## Begin
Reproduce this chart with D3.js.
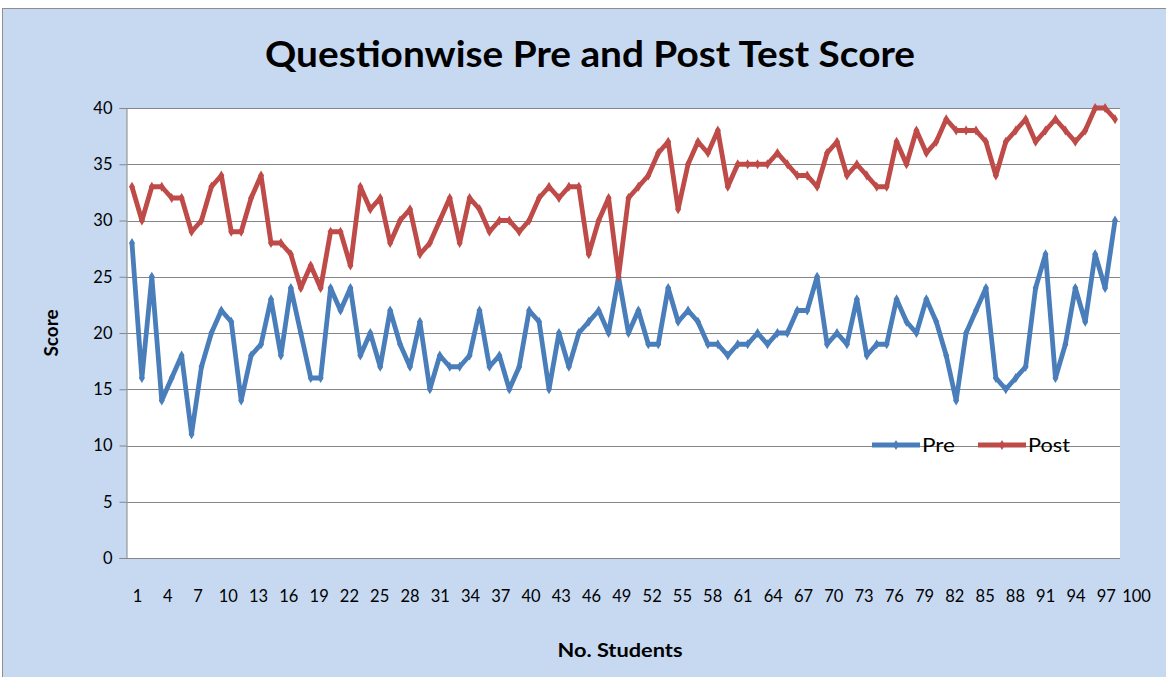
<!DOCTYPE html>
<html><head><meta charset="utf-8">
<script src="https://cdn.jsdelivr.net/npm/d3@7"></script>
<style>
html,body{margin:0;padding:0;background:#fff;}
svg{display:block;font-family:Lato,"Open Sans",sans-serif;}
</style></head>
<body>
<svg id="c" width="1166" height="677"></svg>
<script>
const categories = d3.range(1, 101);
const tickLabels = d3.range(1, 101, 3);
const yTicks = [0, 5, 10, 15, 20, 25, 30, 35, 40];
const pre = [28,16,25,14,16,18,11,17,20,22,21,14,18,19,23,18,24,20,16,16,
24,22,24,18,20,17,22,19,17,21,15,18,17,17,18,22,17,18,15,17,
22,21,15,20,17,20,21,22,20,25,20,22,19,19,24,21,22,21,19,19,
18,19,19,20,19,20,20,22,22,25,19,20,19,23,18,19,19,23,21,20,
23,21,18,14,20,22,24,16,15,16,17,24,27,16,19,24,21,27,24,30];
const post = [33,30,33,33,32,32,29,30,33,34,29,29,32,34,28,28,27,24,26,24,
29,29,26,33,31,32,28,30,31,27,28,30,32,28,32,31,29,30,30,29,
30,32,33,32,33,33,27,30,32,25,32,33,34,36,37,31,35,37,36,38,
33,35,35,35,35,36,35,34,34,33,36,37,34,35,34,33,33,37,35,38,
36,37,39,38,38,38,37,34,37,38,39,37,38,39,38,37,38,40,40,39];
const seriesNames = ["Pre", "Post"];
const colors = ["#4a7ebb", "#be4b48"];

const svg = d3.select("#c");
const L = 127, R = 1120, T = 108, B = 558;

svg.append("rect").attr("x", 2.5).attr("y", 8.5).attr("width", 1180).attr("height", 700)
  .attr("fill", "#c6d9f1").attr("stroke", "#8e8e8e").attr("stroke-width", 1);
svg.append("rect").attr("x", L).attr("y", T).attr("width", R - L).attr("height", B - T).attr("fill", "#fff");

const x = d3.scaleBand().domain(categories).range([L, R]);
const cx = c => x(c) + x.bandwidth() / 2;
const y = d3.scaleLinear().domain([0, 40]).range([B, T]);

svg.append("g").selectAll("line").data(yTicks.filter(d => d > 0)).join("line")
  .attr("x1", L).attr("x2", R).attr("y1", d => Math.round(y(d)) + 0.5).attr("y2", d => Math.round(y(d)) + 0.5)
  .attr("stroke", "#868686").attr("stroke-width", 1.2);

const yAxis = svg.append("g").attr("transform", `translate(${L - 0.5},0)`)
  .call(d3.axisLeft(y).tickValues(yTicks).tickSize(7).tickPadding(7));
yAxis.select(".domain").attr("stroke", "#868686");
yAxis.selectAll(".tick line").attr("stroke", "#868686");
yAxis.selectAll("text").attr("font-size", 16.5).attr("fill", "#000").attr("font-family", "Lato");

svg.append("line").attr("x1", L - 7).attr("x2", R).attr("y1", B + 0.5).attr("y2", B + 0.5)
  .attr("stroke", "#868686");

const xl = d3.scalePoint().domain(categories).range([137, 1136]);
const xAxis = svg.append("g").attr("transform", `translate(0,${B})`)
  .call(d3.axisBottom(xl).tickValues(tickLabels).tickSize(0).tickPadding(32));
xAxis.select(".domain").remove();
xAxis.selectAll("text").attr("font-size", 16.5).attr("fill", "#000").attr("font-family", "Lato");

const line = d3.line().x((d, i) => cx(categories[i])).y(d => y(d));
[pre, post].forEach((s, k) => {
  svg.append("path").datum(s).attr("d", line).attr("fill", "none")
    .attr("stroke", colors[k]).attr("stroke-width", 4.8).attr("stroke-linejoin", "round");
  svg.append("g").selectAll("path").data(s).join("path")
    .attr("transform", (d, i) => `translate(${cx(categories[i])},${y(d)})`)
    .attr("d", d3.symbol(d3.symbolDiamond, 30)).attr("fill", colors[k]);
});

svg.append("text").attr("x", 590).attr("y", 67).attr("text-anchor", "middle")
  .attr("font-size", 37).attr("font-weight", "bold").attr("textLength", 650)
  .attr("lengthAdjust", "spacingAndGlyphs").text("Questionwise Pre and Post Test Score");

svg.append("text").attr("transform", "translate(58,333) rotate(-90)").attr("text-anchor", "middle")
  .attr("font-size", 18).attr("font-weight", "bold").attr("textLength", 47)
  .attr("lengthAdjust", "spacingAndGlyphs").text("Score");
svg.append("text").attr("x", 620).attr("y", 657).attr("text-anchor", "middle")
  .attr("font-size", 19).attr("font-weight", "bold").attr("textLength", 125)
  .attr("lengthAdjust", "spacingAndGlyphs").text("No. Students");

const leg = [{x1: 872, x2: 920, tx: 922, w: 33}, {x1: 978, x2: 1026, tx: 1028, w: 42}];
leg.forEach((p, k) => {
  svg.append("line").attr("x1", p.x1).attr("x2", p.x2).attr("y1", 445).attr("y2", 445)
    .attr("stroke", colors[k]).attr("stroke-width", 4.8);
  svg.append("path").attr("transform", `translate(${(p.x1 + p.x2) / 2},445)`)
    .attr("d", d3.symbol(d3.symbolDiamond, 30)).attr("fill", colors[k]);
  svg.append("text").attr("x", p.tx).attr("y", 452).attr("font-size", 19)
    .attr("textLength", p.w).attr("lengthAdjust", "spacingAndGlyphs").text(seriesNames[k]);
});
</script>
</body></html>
## End
Directions for this task => Reproduce the listing word for word and omit its pictures.

Exercise result =>
Reproduce this chart with D3.js.
<!DOCTYPE html>
<html><head><meta charset="utf-8">
<script src="https://cdn.jsdelivr.net/npm/d3@7"></script>
<style>
html,body{margin:0;padding:0;background:#fff;}
svg{display:block;font-family:Lato,"Open Sans",sans-serif;}
</style></head>
<body>
<svg id="c" width="1166" height="677"></svg>
<script>
const categories = d3.range(1, 101);
const tickLabels = d3.range(1, 101, 3);
const yTicks = [0, 5, 10, 15, 20, 25, 30, 35, 40];
const pre = [28,16,25,14,16,18,11,17,20,22,21,14,18,19,23,18,24,20,16,16,
24,22,24,18,20,17,22,19,17,21,15,18,17,17,18,22,17,18,15,17,
22,21,15,20,17,20,21,22,20,25,20,22,19,19,24,21,22,21,19,19,
18,19,19,20,19,20,20,22,22,25,19,20,19,23,18,19,19,23,21,20,
23,21,18,14,20,22,24,16,15,16,17,24,27,16,19,24,21,27,24,30];
const post = [33,30,33,33,32,32,29,30,33,34,29,29,32,34,28,28,27,24,26,24,
29,29,26,33,31,32,28,30,31,27,28,30,32,28,32,31,29,30,30,29,
30,32,33,32,33,33,27,30,32,25,32,33,34,36,37,31,35,37,36,38,
33,35,35,35,35,36,35,34,34,33,36,37,34,35,34,33,33,37,35,38,
36,37,39,38,38,38,37,34,37,38,39,37,38,39,38,37,38,40,40,39];
const seriesNames = ["Pre", "Post"];
const colors = ["#4a7ebb", "#be4b48"];

const svg = d3.select("#c");
const L = 127, R = 1120, T = 108, B = 558;

svg.append("rect").attr("x", 2.5).attr("y", 8.5).attr("width", 1180).attr("height", 700)
  .attr("fill", "#c6d9f1").attr("stroke", "#8e8e8e").attr("stroke-width", 1);
svg.append("rect").attr("x", L).attr("y", T).attr("width", R - L).attr("height", B - T).attr("fill", "#fff");

const x = d3.scaleBand().domain(categories).range([L, R]);
const cx = c => x(c) + x.bandwidth() / 2;
const y = d3.scaleLinear().domain([0, 40]).range([B, T]);

svg.append("g").selectAll("line").data(yTicks.filter(d => d > 0)).join("line")
  .attr("x1", L).attr("x2", R).attr("y1", d => Math.round(y(d)) + 0.5).attr("y2", d => Math.round(y(d)) + 0.5)
  .attr("stroke", "#868686").attr("stroke-width", 1.2);

const yAxis = svg.append("g").attr("transform", `translate(${L - 0.5},0)`)
  .call(d3.axisLeft(y).tickValues(yTicks).tickSize(7).tickPadding(7));
yAxis.select(".domain").attr("stroke", "#868686");
yAxis.selectAll(".tick line").attr("stroke", "#868686");
yAxis.selectAll("text").attr("font-size", 16.5).attr("fill", "#000").attr("font-family", "Lato");

svg.append("line").attr("x1", L - 7).attr("x2", R).attr("y1", B + 0.5).attr("y2", B + 0.5)
  .attr("stroke", "#868686");

const xl = d3.scalePoint().domain(categories).range([137, 1136]);
const xAxis = svg.append("g").attr("transform", `translate(0,${B})`)
  .call(d3.axisBottom(xl).tickValues(tickLabels).tickSize(0).tickPadding(32));
xAxis.select(".domain").remove();
xAxis.selectAll("text").attr("font-size", 16.5).attr("fill", "#000").attr("font-family", "Lato");

const line = d3.line().x((d, i) => cx(categories[i])).y(d => y(d));
[pre, post].forEach((s, k) => {
  svg.append("path").datum(s).attr("d", line).attr("fill", "none")
    .attr("stroke", colors[k]).attr("stroke-width", 4.8).attr("stroke-linejoin", "round");
  svg.append("g").selectAll("path").data(s).join("path")
    .attr("transform", (d, i) => `translate(${cx(categories[i])},${y(d)})`)
    .attr("d", d3.symbol(d3.symbolDiamond, 30)).attr("fill", colors[k]);
});

svg.append("text").attr("x", 590).attr("y", 67).attr("text-anchor", "middle")
  .attr("font-size", 37).attr("font-weight", "bold").attr("textLength", 650)
  .attr("lengthAdjust", "spacingAndGlyphs").text("Questionwise Pre and Post Test Score");

svg.append("text").attr("transform", "translate(58,333) rotate(-90)").attr("text-anchor", "middle")
  .attr("font-size", 18).attr("font-weight", "bold").attr("textLength", 47)
  .attr("lengthAdjust", "spacingAndGlyphs").text("Score");
svg.append("text").attr("x", 620).attr("y", 657).attr("text-anchor", "middle")
  .attr("font-size", 19).attr("font-weight", "bold").attr("textLength", 125)
  .attr("lengthAdjust", "spacingAndGlyphs").text("No. Students");

const leg = [{x1: 872, x2: 920, tx: 922, w: 33}, {x1: 978, x2: 1026, tx: 1028, w: 42}];
leg.forEach((p, k) => {
  svg.append("line").attr("x1", p.x1).attr("x2", p.x2).attr("y1", 445).attr("y2", 445)
    .attr("stroke", colors[k]).attr("stroke-width", 4.8);
  svg.append("path").attr("transform", `translate(${(p.x1 + p.x2) / 2},445)`)
    .attr("d", d3.symbol(d3.symbolDiamond, 30)).attr("fill", colors[k]);
  svg.append("text").attr("x", p.tx).attr("y", 452).attr("font-size", 19)
    .attr("textLength", p.w).attr("lengthAdjust", "spacingAndGlyphs").text(seriesNames[k]);
});
</script>
</body></html>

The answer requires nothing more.